Fed Holds Rates Steady as Iran War Scrambles the Inflation Story

The Federal Reserve just delivered a “stay the course” decision in a week when markets have been anything but calm.

Despite the war with Iran sending oil prices sharply higher and reviving inflation anxiety, the Fed kept its benchmark interest rate unchanged at 3.50%–3.75% and signaled it still expects only one quarter-point rate cut in 2026—with no hint of when that cut might come.

In other words: the Fed isn’t panicking, and it’s not rushing to rescue markets from war-driven volatility.


The Fed’s core message: we’re watching, not reacting

The Fed acknowledged that the Middle East conflict adds a major layer of uncertainty. Chair Jerome Powell said higher energy prices will likely push inflation up in the near term, but emphasized it’s still too soon to know how long the shock lasts—or how deeply it hits growth.

The Fed’s posture is essentially: policy is already tight enough to respond later if conditions worsen, but not so tight that it needs to change today.


Inflation forecast rises — and that’s the complication

The new projections show policymakers expect inflation (by their preferred measure) to end the year around 2.7%, higher than their previous 2.4% view.

That matters because the Fed has spent years trying to grind inflation back down toward 2%. Oil spikes don’t just hit gas stations; they spread through shipping, airlines, food logistics, and consumer expectations. A sustained energy shock can keep inflation “sticky” even when other categories cool.

Yet the Fed also still expects inflation to drift down closer to target over time, with projections pointing to 2.2% by 2027.


Growth and jobs: steady on paper, shakier in reality

The Fed slightly upgraded its 2026 growth forecast to 2.4% and left the unemployment projection unchanged at 4.4%.

But that calm forecast sits alongside a messier real-world backdrop: recent job data has softened, and oil-driven inflation risk is rising at the same time—classic ingredients for a stagflation-style policy headache.


Politics: the Fed stays out of the White House’s lane

The Fed’s decision remains out of step with President Donald Trump’s public demand for much lower borrowing costs. But Powell’s message implied the central bank won’t pivot because of politics—or because markets want immediate relief.
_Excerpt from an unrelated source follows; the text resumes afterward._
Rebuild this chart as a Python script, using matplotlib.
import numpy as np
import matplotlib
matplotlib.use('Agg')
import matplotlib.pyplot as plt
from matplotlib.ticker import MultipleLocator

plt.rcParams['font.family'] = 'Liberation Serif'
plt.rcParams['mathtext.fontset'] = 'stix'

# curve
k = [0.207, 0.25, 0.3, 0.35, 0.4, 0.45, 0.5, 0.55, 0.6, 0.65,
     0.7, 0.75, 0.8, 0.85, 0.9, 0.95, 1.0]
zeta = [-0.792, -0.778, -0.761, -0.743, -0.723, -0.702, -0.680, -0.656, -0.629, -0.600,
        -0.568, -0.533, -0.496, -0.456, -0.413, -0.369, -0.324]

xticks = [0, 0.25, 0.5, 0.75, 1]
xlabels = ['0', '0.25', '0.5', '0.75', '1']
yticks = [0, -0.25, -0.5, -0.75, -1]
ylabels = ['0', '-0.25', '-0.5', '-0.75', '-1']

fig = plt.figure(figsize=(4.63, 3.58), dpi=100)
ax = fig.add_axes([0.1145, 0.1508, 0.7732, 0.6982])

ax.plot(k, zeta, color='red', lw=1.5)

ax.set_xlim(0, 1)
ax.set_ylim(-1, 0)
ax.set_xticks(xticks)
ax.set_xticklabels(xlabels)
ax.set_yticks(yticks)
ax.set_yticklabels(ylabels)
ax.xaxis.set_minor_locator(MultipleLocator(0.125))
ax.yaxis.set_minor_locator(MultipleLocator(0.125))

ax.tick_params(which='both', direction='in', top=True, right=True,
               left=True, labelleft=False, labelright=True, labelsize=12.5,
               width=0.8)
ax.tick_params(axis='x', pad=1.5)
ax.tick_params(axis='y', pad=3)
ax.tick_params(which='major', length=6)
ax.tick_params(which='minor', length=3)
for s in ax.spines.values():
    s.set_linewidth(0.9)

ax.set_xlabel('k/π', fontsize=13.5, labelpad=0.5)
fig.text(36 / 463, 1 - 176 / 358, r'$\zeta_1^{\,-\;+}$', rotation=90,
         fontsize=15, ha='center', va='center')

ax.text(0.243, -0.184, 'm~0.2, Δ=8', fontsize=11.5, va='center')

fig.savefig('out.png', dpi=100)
If anything, war-driven inflation risk gives the Fed more reason to stay cautious.


One dissent, and a warning inside the dot plot

One Fed governor dissented in favor of a rate cut, but the bigger signal was this: no policymaker projected a rate hike in 2026, even with oil surging. One official did pencil in a hike for 2027, hinting that “higher for longer” is still part of the internal conversation—even if it’s not the base case.


Bottom line

The Fed is trying to do something difficult: treat the oil shock as potentially temporary, without dismissing the risk that it becomes persistent.

For now, the central bank is choosing patience:

  • hold rates steady,
  • keep one cut penciled in,
  • and wait for incoming data to reveal whether this war is a short disruption—or the beginning of a longer inflation problem.

The next move isn’t about one headline. It’s about whether energy prices stay elevated long enough to reshape the entire inflation path.